Minister of Culture and Arts of Ukraine
- In office 25 September 1995 – 4 August 1999
- President: Leonid Kuchma
- Preceded by: Ivan Dziuba
- Succeeded by: Bohdan Stupka

Personal details
- Born: 3 November 1946 (age 79) Novachyka [uk], Ukrainian SSR, Soviet Union (now Ukraine)
- Party: Communist Party of the Soviet Union (1973–?)
- Alma mater: Kharkiv National Kotlyarevsky University of Arts

= Dmytro Ostapenko =

Ukrainian conductor & politician (born 1946)

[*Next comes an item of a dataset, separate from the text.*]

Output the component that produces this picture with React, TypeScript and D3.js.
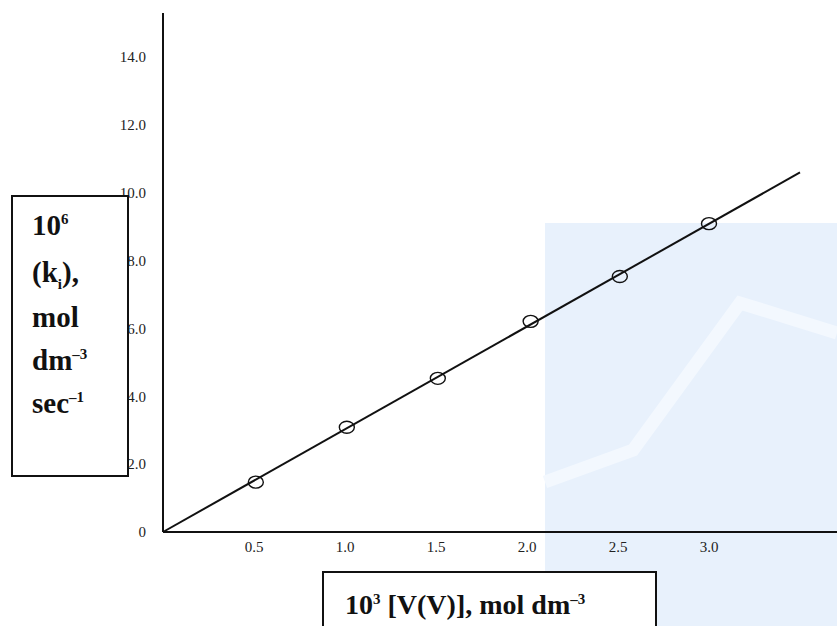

Dmytro Ivanovych Ostapenko (Дмито Іванович Остапенко; born 3 November 1946) is a Ukrainian conductor and politician who is currently director of the National Philharmonic of Ukraine. He is also a former Minister of Culture of Ukraine, having served from 1995 to 1999.

== Biography ==
Dmytro Ostapenko was born in Novachykha village, Poltava Oblast. In 1968 was graduated from the Kharkiv Institute of Arts.

From 1973 to 1977 he worked in the Kharkiv regional committee of the Young Communist League and the city committee of the Communist Party of Ukraine.

From 1977 to 1982 - Director of the Kharkiv Academic Opera and Ballet Theater.

From 1982 to 1984 - Head of the Department of Theaters and Music Institutions of the Ministry of Culture of the USSR.

From 1984 to 1991 - Instructor in the Central Committee of the Communist Party of Ukraine.

From 1991 to 1992 - Head of the Department of Culture of the Institute of Scientific Innovations of the Ukrainian Branch of the International Center for Scientific Culture "World Laboratory".

From 1992 to 1995 - Director of the National Philharmonic of Ukraine.

From 25 September 1995 to 4 August 1999, Ostapenko was Minister of Culture and Arts of Ukraine. Since 1999, he has been director of the National Philharmonic of Ukraine.

== Family ==
He has a son named Andriy Ostapenko, who is a guitarist and a soloist of the National Philharmonic of Ukraine.

== Links ==
- "Dmytro Ostapenko: "The Philharmonic's repertoire has been formed for the year ahead. Come - it will be interesting ... "" (2006)
- "Dmytro Ostapenko: I am the only on the contract in the philharmonic, all the others are for life" (2009)
- "Dmytro Ostapenko celebrates his 65th birthday" (2011)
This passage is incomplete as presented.